USP: ECA recupera a história do teatro paulista pelos arquivos da censura

Escola de Comunicações e Artes está montando um banco de dados com informações extraídas do arquivo

seg, 10/11/2003 - 10h00 | Do Portal do Governo

Desde o início de 2002, uma equipe da Escola de Comunicações e Artes (ECA) da USP está montando um banco de dados com informações extraídas do arquivo da censura paulista sobre peças de teatro, que entraram no processo de liberação entre os anos de 1939 e 1970.

O material produzido terá os títulos e resumos de todas as peças, informações sobre o gênero a que cada uma pertence, nomes de autores, diretores, atores, músicos e outras pessoas envolvidas na produção. Além disso, os locais e datas de exibição, datas dos processos, nomes dos censores, dos órgãos oficiais, comentários e resultados da censura e outras considerações acerca de cada caso.

Os 6 mil processos do arquivo são compostos pelas peças – algumas delas inéditas de artistas como o Palhaço Piolin e Manuel da Nóbrega –, informações sobre as montagens, as autorizações dadas pela Sociedade Brasileira de Autores Teatrais (SBAT) e documentos adicionados por exigência de vários órgãos de censura, estaduais e federais, que atuaram no Estado durante os governos do período.

‘O controle era amplo e irrestrito. Desde as escolas e clubes que quisessem encenar uma peça de final de ano até as grandes companhias internacionais tinham de se submeter. Então temos todo o teatro desse tempo documentado aqui’, comenta a professora Maria Cristina Castilho Costa, coordenadora do projeto.

Não existem registros sobre a ida dos processos para a ECA. ‘Ex-alunos do professor Miroel Silveira contam que ele guardava o arquivo como um segredo.

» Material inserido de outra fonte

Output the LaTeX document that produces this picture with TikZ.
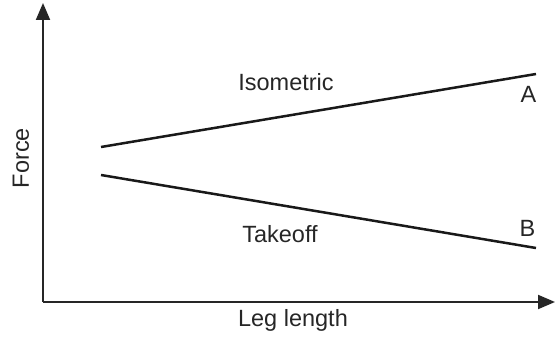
\documentclass[tikz,border=0pt]{standalone}
\usepackage{fontspec}
\setmainfont{Liberation Sans}
\usetikzlibrary{arrows.meta}
\begin{document}
\begin{tikzpicture}[x=1pt,y=-1pt,
  lbl/.style={inner sep=0pt,font=\fontsize{23.5}{28}\selectfont,text=black!85},
  axis/.style={line width=2pt,black!85,-{Triangle[length=17pt,width=14pt]}},
  curve/.style={line width=2.5pt,black!90}]
\useasboundingbox (0,0) rectangle (555,339);
\coordinate (O) at (43,302);
\coordinate (Ytop) at (43,3);
\coordinate (Xend) at (555,302);
\draw[axis] (O) -- (Ytop);
\draw[axis] (O) -- (Xend);
\coordinate (I1) at (101,147);
\coordinate (I2) at (536,74);
\coordinate (T1) at (101,175);
\coordinate (T2) at (536,248);
\draw[curve] (I1) -- (I2);
\draw[curve] (T1) -- (T2);
\node[lbl] (iso) at (286,82) {Isometric};
\node[lbl] (tak) at (280,234) {Takeoff};
\node[lbl] (a) at (528.5,94.5) {A};
\node[lbl] (b) at (527.5,228) {B};
\node[lbl] (xl) at (293,320) {Leg length};
\node[lbl,rotate=90] (yl) at (21,158) {Force};
\end{tikzpicture}
\end{document}
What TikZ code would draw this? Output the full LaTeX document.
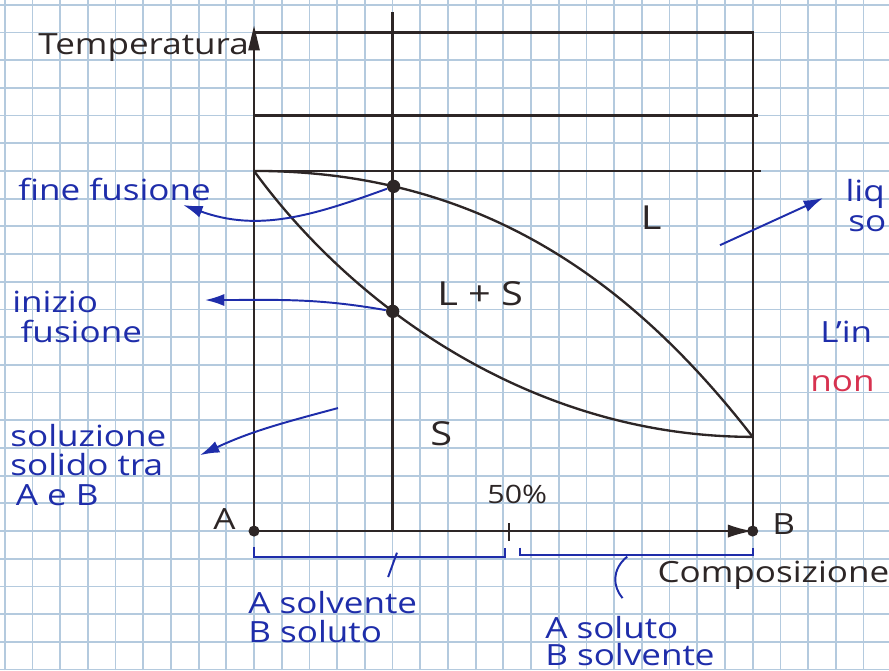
\documentclass[tikz,border=0pt]{standalone}
\usepackage{fontspec}
\setmainfont{Open Sans}[FakeStretch=1.2]
\usetikzlibrary{arrows.meta}
\definecolor{ink}{RGB}{30,45,170}
\definecolor{pencil}{RGB}{45,38,38}
\definecolor{squares}{RGB}{180,202,222}
\definecolor{crimson}{RGB}{215,50,80}

\begin{document}
\begin{tikzpicture}[x=0.5cm,y=0.5cm,
    frame/.style={pencil,line width=1.2pt},
    note/.style={ink,line width=1pt,-{Latex[length=3.5mm,width=2.2mm]}},
    dot/.style={circle,fill=pencil,inner sep=0pt,minimum size=2.4mm},
    hand/.style={font=\fontsize{15}{15}\selectfont,text=pencil,anchor=base west,inner sep=0pt},
    bluehand/.style={font=\fontsize{15}{15}\selectfont,text=ink,align=left,anchor=base west,inner sep=0pt}]
    \useasboundingbox (-9.17,-5.02) rectangle (22.92,19.17);
    \fill[white] (-9.17,-5.02) rectangle (22.92,19.17);
    \draw[squares,line width=0.9pt,step=0.5cm] (-9.17,-5.02) grid (22.92,19.17);
    % axes and frame
    \coordinate (A) at (0,0);
    \coordinate (B) at (18,0);
    \draw[frame,-{Triangle[length=4.5mm,width=2mm]}] (A) -- (0,18.25);
    \draw[frame,-{Latex[length=4.5mm,width=2.4mm]}] (A) -- (B);
    \draw[frame] (0,18) -- (18,18) -- (B);
    \draw[frame] (0,15) -- (18.2,15);
    \draw[frame] (0,13) -- (18.3,13);
    \draw[frame] (5,0) -- (5,18.75);
    \draw[frame] (9.2,-0.35) -- (9.2,0.3);
    \node[dot,minimum size=2mm] (Adot) at (A) {};
    \node[dot,minimum size=2mm] (Bdot) at (B) {};
    % liquidus and solidus
    \coordinate (mA) at (0,13);
    \coordinate (mB) at (18,3.4);
    \draw[frame] (mA) .. controls (8,13) and (13.5,9.2) .. coordinate[pos=0.225] (ff) (mB);
    \draw[frame] (mA) .. controls (3.53,8.15) and (10,3.4) .. coordinate[pos=0.367] (if) (mB);
    \node[dot] (ffdot) at (ff) {};
    \node[dot] (ifdot) at (if) {};
    % black labels
    \node[hand] (temp) at (-7.8,17.2) {Temperatura};
    \node[hand,font=\fontsize{17}{17}\selectfont] (lab L) at (13.95,10.87) {L};
    \node[hand,font=\fontsize{17}{17}\selectfont] (lab LS) at (6.6,8.16) {L + S};
    \node[hand,font=\fontsize{17}{17}\selectfont] (lab S) at (6.35,3.1) {S};
    \node[hand,font=\fontsize{13}{13}\selectfont] (half) at (8.41,1.01) {50\%};
    \node[hand] (lab A) at (-1.48,0.04) {A};
    \node[hand] (lab B) at (18.7,-0.14) {B};
    \node[hand] (comp) at (14.55,-1.84) {Composizione};
    % blue notes
    \node[bluehand] (fine) at (-8.52,11.95) {fine fusione};
    \coordinate (fineEnd) at (-2.56,11.77);
    \draw[note] (ffdot) to[out=200,in=-20] (fineEnd);
    \node[bluehand] (inizio) at (-8.74,6.82) {inizio\\\hspace*{1.5mm}fusione};
    \coordinate (inizioEnd) at (-1.77,8.34);
    \draw[note] (ifdot) to[out=170,in=0] (inizioEnd);
    \node[bluehand] (solsol) at (-8.81,0.94) {soluzione\\solido tra\\\hspace*{1mm}A e B};
    \coordinate (solStart) at (3.03,4.44);
    \coordinate (solEnd) at (-1.95,2.74);
    \draw[note] (solStart) to[out=195,in=25] (solEnd);
    \coordinate (liqStart) at (16.82,10.32);
    \coordinate (liqEnd) at (20.54,12.02);
    \draw[note] (liqStart) -- (liqEnd);
    \node[bluehand] (liq) at (21.34,11.88) {liq};
    \node[bluehand] (so) at (21.44,10.8) {so};
    \node[bluehand] (lin) at (20.43,6.82) {L'in};
    \node[bluehand,text=crimson] (non) at (20.07,5.02) {non};
    % brackets under the composition axis
    \draw[ink,line width=1pt] (0,-0.57) -- (0,-0.93) -- (9.06,-0.93) -- (9.06,-0.6);
    \draw[ink,line width=1pt] (9.6,-0.6) -- (9.6,-0.88) -- (18,-0.88) -- (18,-0.6);
    \coordinate (brA) at (5.16,-0.78);
    \coordinate (brAend) at (4.84,-1.66);
    \draw[ink,line width=1pt] (brA) -- (brAend);
    \coordinate (brB) at (13.47,-0.92);
    \coordinate (brBend) at (13.3,-2.42);
    \draw[ink,line width=1pt] (brB) .. controls (12.9,-1.4) and (12.95,-2.0) .. (brBend);
    \node[bluehand] (solvA) at (-0.22,-4.04) {A solvente\\B soluto};
    \node[bluehand,font=\fontsize{15}{14}\selectfont] (solvB) at (10.5,-4.85) {A soluto\\B solvente};
\end{tikzpicture}
\end{document}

Quando acabou a censura, por volta de 1985, ele soube que o material seria queimado, foi ao DDP e trouxe tudo para a ECA. No entanto, ninguém tem certeza de como isso aconteceu’, conta Cristina.

Escritor e crítico teatral, Miroel Silveira foi professor do Departamento de Artes Cênicas da ECA e morreu em 1988. Depois de catalogados e digitalizados, os processos deverão ser entregues ao Arquivo do Estado.

‘Bois de piranha’

A pesquisa de Cristina Costa sobre o arquivo diz respeito ao processo da censura: ‘O que acontecia era uma longa negociação, que começava quando o empresário pedia a liberação da peça, que ia para um censor e voltava. Depois o censor assistia a um ensaio, para avaliar gestos e roupas. Apresentado o espetáculo, o público também podia pedir a censura, que às vezes passava a instâncias superiores.’

Na opinião da pesquisadora, o processo era possivelmente um ritual invariável. ‘Às vezes uma peça de duzentas páginas tinha duas palavras riscadas, que o autor já sabia que eram proibidas. É possível que essas palavras fossem colocadas para serem cortadas, como “bois de piranha’, no lugar de outras”, relata Cristina.

Além da censura, a pesquisadora aponta outros temas que podem ser abordados pelo arquivo, como expressões de época, o papel das mulheres, a relação do teatro com o cinema, televisão e rádio e, ainda, os grupos estrangeiros (alemães, lituanos, italianos, espanhóis), que faziam teatro amador para preservar suas línguas e culturas.